--- Records shown ---
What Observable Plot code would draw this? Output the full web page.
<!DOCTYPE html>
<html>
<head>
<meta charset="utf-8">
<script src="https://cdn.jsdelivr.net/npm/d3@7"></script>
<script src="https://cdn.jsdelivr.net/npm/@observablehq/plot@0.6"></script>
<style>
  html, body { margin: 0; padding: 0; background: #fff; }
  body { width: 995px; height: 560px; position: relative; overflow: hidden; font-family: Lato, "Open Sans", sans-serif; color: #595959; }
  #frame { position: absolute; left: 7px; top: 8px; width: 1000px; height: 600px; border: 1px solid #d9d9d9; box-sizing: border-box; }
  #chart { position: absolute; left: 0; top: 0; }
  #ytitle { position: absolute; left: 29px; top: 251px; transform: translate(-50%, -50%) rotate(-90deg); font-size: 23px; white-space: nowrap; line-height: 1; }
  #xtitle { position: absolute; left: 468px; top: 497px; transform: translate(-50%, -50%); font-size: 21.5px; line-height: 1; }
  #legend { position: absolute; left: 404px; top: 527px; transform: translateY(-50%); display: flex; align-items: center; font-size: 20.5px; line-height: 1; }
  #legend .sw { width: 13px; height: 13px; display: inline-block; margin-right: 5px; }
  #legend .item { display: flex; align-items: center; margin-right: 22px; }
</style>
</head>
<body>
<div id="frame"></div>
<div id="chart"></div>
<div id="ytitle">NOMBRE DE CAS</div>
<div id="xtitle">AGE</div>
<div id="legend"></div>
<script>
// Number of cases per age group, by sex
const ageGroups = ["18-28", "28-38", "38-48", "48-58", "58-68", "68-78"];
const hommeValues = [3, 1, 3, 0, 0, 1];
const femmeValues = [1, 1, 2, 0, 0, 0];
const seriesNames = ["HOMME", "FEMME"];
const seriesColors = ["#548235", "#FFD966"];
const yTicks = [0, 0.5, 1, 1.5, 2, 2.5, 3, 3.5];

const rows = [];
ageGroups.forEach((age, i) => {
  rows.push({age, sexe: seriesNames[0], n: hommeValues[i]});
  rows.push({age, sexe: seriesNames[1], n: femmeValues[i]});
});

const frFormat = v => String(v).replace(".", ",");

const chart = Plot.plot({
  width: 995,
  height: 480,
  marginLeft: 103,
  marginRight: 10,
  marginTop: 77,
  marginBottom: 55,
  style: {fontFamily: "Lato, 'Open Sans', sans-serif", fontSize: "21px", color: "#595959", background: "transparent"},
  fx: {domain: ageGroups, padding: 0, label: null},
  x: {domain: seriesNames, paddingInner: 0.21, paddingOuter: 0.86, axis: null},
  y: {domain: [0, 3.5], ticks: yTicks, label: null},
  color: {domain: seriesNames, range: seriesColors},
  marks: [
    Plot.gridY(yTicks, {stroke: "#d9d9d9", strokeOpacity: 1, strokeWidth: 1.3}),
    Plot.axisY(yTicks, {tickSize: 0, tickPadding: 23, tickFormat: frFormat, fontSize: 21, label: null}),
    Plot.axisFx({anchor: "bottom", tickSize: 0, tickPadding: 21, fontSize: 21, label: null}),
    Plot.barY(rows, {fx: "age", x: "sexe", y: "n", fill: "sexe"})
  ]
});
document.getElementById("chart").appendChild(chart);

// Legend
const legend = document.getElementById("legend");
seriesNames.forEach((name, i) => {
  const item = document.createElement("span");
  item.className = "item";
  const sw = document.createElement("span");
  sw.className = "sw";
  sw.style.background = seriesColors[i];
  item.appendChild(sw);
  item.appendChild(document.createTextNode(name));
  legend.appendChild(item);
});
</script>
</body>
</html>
---
--- Records shown ---
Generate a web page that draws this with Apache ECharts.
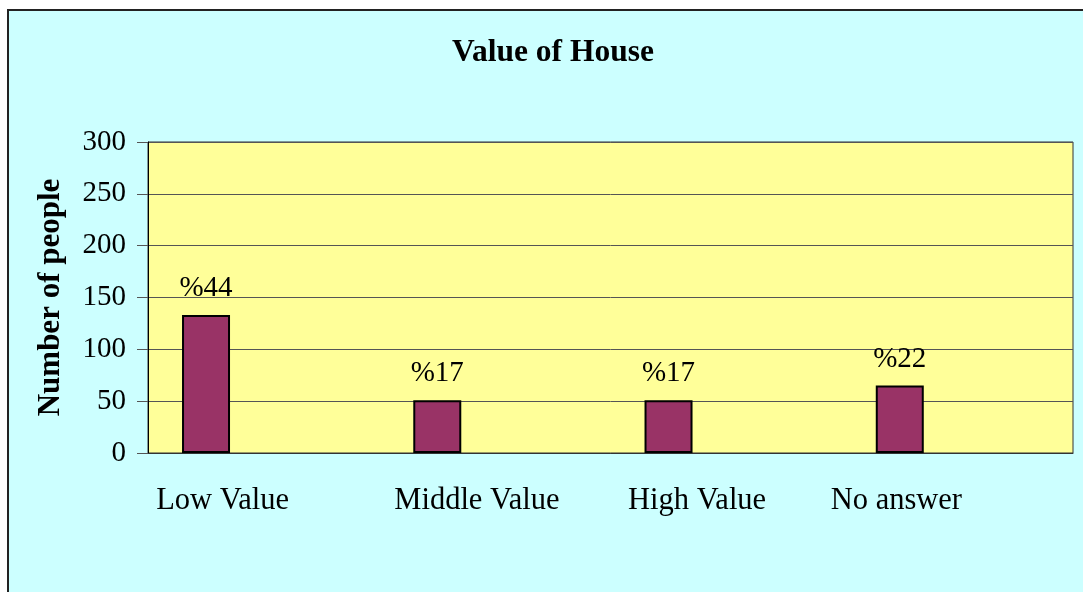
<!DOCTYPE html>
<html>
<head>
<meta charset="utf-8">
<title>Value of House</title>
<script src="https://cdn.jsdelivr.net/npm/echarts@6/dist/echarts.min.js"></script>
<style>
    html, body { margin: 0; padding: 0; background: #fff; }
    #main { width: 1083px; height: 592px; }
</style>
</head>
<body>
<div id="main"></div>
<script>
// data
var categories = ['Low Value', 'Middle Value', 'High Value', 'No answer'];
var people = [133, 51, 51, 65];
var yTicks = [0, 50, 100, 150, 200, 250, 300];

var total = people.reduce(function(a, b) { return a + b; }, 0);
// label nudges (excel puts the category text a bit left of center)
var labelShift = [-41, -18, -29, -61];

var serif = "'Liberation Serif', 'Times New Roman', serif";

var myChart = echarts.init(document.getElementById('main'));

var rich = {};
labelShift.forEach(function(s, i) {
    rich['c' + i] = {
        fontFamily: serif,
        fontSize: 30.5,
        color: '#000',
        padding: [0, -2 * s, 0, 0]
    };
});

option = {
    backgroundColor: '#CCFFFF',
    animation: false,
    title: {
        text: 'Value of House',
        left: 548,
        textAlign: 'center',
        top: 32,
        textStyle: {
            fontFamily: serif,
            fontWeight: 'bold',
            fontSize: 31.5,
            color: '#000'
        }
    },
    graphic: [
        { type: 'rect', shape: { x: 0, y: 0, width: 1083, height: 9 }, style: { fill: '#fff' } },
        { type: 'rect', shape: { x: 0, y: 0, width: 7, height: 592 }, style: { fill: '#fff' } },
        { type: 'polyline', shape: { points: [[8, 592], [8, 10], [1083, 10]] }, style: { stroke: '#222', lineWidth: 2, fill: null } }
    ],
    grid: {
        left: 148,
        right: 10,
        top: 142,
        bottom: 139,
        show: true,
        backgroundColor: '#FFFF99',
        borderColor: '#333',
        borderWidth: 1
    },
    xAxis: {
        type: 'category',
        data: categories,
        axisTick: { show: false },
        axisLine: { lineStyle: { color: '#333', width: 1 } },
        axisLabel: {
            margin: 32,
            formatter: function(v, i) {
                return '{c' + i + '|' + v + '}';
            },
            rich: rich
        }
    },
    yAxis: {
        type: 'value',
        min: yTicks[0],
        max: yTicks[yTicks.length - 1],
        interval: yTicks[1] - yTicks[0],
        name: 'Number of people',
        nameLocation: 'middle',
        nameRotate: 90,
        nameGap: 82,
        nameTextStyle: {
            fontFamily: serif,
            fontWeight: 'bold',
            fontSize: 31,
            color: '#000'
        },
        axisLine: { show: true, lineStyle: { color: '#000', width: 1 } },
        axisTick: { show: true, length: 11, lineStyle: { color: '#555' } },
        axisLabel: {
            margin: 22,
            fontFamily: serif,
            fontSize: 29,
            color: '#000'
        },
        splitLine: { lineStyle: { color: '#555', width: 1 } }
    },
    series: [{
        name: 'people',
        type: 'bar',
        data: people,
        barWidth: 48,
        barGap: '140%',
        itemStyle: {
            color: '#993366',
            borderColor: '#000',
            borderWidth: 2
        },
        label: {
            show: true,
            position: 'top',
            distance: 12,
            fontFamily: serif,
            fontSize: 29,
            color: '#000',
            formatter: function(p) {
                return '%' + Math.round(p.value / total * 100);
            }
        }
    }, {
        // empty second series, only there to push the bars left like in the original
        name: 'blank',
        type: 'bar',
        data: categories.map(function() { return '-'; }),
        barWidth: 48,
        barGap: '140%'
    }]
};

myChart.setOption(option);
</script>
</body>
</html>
---
Task requirements >> Look above for the line with "Generate a web"; quote it and every line after it, stopping after the line with "var yTicks = [0, 50, 100, 150, 200, 250, 300];", exactly, with nothing added and without pictures.

The completed task >>
Generate a web page that draws this with Apache ECharts.
<!DOCTYPE html>
<html>
<head>
<meta charset="utf-8">
<title>Value of House</title>
<script src="https://cdn.jsdelivr.net/npm/echarts@6/dist/echarts.min.js"></script>
<style>
    html, body { margin: 0; padding: 0; background: #fff; }
    #main { width: 1083px; height: 592px; }
</style>
</head>
<body>
<div id="main"></div>
<script>
// data
var categories = ['Low Value', 'Middle Value', 'High Value', 'No answer'];
var people = [133, 51, 51, 65];
var yTicks = [0, 50, 100, 150, 200, 250, 300];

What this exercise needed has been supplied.